Mr Morgan said the prison infrastructure and resourcing were not keeping up with prisoner demand. In particular, the health centre was not providing adequate health, physical, mental or dental care or screening.
There was also a severe backlog of prisoners waiting for an initial GP health screen.
Mr Morgan said staff worked well to manage prisoners identified at risk of self-harm, but the prison counselling service was poorly resourced.
WA Prison Officers’ Union Secretary John Welch said the previous Liberal-National State Government had left the WA prison system in a state of crisis.
He said the new Labor State Government had to address over-crowding as a matter of urgency.

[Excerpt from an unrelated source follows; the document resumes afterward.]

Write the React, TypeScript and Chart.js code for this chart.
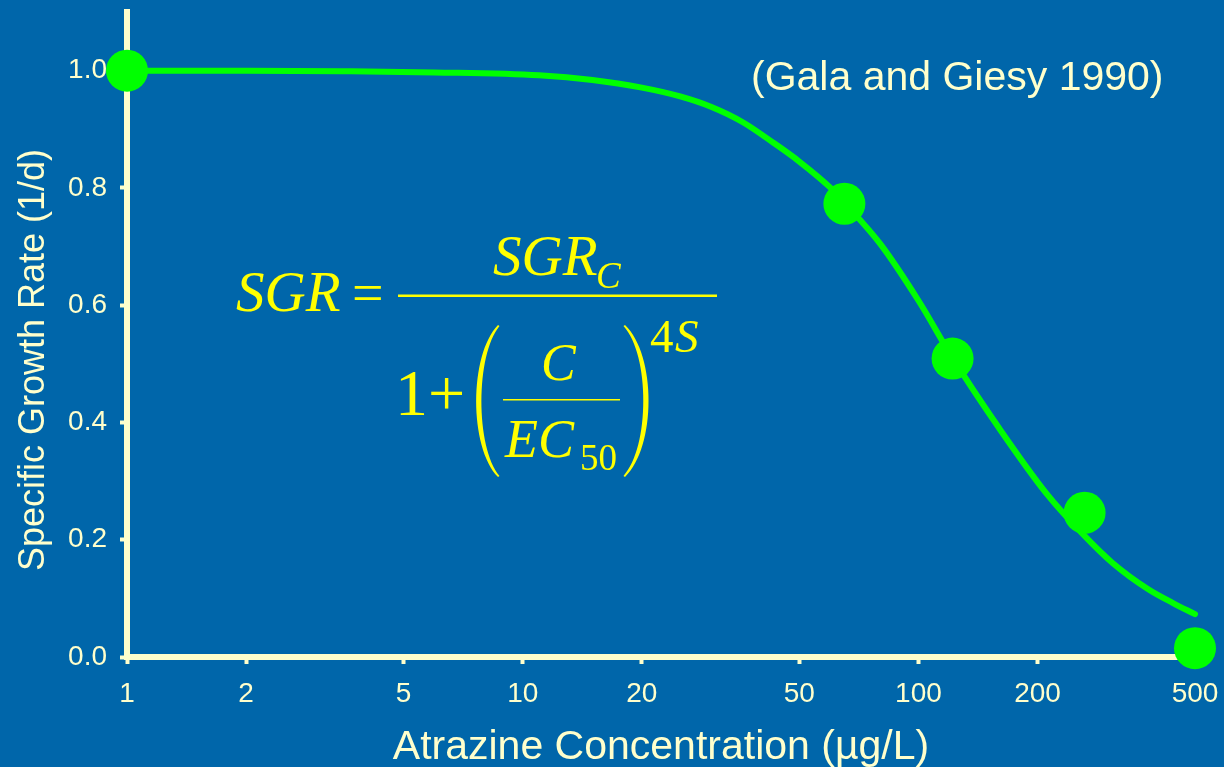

In July, WA Chief Justice Wayne Martin told a Criminal Lawyers Association conference in the Northern Territory that he was ashamed to admit the rate of Aboriginal imprisonment in WA – at 4011 people per 100,000 – was “significantly” higher than any other state or territory.
He said there was no doubt Aboriginal people were disadvantaged in the justice system.
Meanwhile, the ALS in NSW and the ACT said this week it was time for Aboriginal people to have a say on incarceration rates.
ALS chief executive officer Les Turner said reducing Aboriginal incarceration must start with community-designed and led initiatives, with a focus on prevention and rehabilitation, rather than jail.
“We undoubtedly need urgent reforms,” he said. “But with incarceration rates continuing to rise, what’s apparent is that change must come from our own community if we have any hope of keeping Aboriginal people out of prison.”
He said the ALS in NSW wanted to hear from people who had been through the criminal justice system.
The community feedback would be used in an ALS submission to the Australian Law Reform Commission’s Incarceration Inquiry.
The community consultations will be held at Coffs Harbour Court Complex on August 24 from 10am-2pm, Redfern Community Centre on August 29 from 10am-2pm, ALS NSW office on August 31 from 1-4pm, and at the Jane Ardler Centre in Nowra from 10am-2pm, also on August 31.